Here’s what happened — The team had law students write Wikipedia articles on Irish Supreme Court Decisions. Then, a random half of the 150 articles were published to Wikipedia. The researchers found that the studies that were included on Wikipedia were cited 20 percent more frequently than those without Wikipedia articles.
The researchers chose to use the Irish court system because its similar in structure to the U.S. and U.K. systems, with hierarchies in which higher courts’ decisions affect lower courts — but the Irish court decisions have attracted less online coverage than those of larger countries. And assigning Wikipedia editing to students isn’t unusual — classrooms all over the world teach students to contribute to Wikipedia (a program called Wikimedia Education equips instructors to teach students to add to the free encyclopedia).
Don’t judge the judges — The problem isn’t that judges are making use of a massive, free-floating body of all human knowledge; it’s unreasonable to expect every judge to retain complete mastery over a huge body of case law that’s only getting bigger. The problem, instead, is that there isn’t a better resource for judges. For all its convenience and user-generated beauty, Wikipedia’s content can be biased and incomplete; though its team of volunteers do their best to guard the site against vandalism, it’s still vulnerable to manipulation by bad faith actors. The study concludes by stating that “...judges need an easily accessible source of knowledge that is also authoritative.”
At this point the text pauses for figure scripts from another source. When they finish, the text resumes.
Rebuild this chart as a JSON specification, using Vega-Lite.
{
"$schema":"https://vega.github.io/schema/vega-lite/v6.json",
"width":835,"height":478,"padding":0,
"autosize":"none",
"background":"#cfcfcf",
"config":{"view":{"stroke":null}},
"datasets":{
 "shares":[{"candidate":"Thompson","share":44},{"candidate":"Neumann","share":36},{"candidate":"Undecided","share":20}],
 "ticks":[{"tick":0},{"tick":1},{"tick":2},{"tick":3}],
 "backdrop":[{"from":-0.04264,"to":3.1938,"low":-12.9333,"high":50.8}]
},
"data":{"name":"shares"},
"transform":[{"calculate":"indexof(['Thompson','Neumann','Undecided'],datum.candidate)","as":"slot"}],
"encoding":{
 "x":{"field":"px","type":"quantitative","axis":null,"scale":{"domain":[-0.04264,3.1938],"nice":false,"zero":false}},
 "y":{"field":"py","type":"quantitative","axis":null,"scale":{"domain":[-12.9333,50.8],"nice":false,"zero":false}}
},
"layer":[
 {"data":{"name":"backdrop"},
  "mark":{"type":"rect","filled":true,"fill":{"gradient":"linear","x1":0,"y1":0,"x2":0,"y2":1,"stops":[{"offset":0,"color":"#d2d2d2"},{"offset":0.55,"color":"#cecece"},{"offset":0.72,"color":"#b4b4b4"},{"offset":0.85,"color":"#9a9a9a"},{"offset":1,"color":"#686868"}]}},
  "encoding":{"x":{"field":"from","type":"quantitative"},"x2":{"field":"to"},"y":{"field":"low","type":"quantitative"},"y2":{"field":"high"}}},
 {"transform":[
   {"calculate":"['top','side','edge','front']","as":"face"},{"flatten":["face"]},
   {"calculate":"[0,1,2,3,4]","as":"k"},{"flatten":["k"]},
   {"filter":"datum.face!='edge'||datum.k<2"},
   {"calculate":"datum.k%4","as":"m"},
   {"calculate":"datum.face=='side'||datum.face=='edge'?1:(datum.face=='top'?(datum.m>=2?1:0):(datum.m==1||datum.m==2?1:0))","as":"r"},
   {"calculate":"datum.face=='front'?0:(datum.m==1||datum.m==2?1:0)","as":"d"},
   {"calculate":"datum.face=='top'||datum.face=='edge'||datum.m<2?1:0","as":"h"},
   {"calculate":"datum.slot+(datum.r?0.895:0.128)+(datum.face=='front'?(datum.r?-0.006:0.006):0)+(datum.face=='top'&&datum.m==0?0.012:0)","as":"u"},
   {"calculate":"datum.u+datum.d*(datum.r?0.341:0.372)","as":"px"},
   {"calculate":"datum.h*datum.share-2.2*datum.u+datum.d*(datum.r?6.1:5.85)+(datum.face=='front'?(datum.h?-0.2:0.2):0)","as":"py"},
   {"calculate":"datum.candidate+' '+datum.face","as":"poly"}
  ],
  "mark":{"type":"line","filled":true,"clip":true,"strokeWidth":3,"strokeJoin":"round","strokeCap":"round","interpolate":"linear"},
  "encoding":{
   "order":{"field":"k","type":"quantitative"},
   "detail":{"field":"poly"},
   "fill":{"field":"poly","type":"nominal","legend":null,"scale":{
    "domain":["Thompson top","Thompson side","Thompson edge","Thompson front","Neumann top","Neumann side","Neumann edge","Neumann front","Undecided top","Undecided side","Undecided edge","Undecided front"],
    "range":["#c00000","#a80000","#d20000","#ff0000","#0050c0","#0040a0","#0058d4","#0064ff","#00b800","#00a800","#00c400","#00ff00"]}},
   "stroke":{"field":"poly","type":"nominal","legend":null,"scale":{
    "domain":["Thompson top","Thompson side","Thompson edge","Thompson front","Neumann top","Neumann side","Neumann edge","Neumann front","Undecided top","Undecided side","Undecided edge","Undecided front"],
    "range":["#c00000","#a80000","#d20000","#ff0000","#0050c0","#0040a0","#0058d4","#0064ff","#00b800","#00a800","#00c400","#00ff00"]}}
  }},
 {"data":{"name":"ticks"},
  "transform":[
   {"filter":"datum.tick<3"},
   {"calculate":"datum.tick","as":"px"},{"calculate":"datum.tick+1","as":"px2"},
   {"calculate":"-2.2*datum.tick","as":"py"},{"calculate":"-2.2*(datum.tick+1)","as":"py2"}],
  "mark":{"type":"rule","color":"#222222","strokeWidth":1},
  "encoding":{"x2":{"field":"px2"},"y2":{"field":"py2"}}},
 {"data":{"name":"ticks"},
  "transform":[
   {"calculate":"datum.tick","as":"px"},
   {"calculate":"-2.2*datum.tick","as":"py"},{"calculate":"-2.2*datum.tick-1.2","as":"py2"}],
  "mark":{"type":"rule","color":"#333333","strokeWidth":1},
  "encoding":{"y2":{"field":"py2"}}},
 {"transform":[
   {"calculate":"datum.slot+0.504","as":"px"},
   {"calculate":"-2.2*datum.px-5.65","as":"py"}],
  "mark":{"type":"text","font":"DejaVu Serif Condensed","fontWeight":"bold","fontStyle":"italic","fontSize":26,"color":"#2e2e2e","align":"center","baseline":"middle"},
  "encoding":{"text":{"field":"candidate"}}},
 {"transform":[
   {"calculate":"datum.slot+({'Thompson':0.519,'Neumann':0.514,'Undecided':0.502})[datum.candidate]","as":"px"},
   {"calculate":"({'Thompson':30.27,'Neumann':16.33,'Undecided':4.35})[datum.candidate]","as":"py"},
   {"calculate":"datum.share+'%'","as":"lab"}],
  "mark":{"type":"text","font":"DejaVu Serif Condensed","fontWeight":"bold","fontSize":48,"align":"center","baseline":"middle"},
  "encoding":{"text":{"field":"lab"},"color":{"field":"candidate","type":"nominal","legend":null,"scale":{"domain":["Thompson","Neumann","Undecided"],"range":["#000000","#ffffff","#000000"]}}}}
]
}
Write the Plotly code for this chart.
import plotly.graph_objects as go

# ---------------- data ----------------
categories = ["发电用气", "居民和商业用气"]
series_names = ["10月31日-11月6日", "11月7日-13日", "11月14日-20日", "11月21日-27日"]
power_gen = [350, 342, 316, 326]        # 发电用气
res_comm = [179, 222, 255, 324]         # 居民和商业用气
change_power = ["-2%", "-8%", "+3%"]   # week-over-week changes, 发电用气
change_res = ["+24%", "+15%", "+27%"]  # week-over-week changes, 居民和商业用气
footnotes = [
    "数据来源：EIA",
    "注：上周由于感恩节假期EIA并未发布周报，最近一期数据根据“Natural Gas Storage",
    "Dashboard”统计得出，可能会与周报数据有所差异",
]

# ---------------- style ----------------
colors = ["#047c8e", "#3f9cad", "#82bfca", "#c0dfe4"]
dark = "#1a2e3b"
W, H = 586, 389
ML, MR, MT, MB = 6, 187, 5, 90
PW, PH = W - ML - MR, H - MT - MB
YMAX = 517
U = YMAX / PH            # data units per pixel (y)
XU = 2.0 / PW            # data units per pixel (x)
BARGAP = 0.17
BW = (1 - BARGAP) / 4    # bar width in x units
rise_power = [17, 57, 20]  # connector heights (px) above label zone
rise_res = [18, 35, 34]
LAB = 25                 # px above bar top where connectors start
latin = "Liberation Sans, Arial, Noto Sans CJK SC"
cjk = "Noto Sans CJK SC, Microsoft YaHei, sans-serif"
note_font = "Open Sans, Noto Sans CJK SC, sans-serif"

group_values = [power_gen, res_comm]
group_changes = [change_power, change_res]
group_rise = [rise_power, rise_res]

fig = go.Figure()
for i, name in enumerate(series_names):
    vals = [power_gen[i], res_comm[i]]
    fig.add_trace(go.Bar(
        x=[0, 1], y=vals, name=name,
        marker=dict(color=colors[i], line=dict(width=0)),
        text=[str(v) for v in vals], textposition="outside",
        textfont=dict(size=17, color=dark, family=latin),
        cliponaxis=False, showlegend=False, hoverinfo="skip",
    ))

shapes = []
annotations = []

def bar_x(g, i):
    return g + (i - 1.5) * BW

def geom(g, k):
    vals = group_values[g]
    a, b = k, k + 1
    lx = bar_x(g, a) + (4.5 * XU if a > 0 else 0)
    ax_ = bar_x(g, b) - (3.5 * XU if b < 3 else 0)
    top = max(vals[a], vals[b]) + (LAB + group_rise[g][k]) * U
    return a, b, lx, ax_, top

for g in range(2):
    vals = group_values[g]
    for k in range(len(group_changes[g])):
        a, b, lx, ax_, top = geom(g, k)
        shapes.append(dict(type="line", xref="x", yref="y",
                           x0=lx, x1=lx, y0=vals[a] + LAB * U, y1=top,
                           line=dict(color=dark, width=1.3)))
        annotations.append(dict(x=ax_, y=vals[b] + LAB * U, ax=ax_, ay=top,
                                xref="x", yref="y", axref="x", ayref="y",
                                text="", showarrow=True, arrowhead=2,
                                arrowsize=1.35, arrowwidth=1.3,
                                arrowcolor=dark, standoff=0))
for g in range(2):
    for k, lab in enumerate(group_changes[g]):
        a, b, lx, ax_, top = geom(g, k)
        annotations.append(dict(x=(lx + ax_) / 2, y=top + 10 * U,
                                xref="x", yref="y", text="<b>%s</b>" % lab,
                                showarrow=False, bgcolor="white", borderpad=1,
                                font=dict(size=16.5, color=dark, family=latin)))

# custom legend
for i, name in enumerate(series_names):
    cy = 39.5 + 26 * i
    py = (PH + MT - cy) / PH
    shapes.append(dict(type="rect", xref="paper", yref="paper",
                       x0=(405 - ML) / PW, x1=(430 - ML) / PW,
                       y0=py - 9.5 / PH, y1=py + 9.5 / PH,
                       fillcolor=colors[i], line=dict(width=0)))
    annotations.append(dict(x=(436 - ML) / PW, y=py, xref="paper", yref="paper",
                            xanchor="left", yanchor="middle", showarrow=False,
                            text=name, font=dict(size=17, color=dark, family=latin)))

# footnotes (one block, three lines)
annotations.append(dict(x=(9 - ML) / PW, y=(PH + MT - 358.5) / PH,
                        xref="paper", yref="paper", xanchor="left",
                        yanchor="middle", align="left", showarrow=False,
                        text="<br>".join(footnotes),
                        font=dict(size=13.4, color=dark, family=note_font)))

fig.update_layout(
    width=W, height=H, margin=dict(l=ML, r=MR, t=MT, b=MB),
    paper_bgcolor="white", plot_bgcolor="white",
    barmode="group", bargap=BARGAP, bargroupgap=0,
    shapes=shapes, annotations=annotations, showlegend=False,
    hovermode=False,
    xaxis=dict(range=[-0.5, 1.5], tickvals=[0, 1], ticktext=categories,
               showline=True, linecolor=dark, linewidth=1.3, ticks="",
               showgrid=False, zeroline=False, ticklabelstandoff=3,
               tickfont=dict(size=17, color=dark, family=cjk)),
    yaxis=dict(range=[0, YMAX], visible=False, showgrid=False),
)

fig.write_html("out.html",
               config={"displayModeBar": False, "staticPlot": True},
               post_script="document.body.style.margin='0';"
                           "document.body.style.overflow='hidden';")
Wikipedia is the de facto arbiter of importance, and its team of volunteer editors put considerable time and energy into deciding what is notable enough to earn coverage on the online encyclopedia. You can’t write about your garage band, or doomsday predictions, or your mom’s unremarkable life story. If you don’t believe me, you can try; see how quickly your non-notable backwash gets taken down. But, like the study authors write, Wikipedia’s “fundamental feature of collective self-creation can also make it unreliable: specialized or obscure topics often reflect the perspective of one or two contributors.”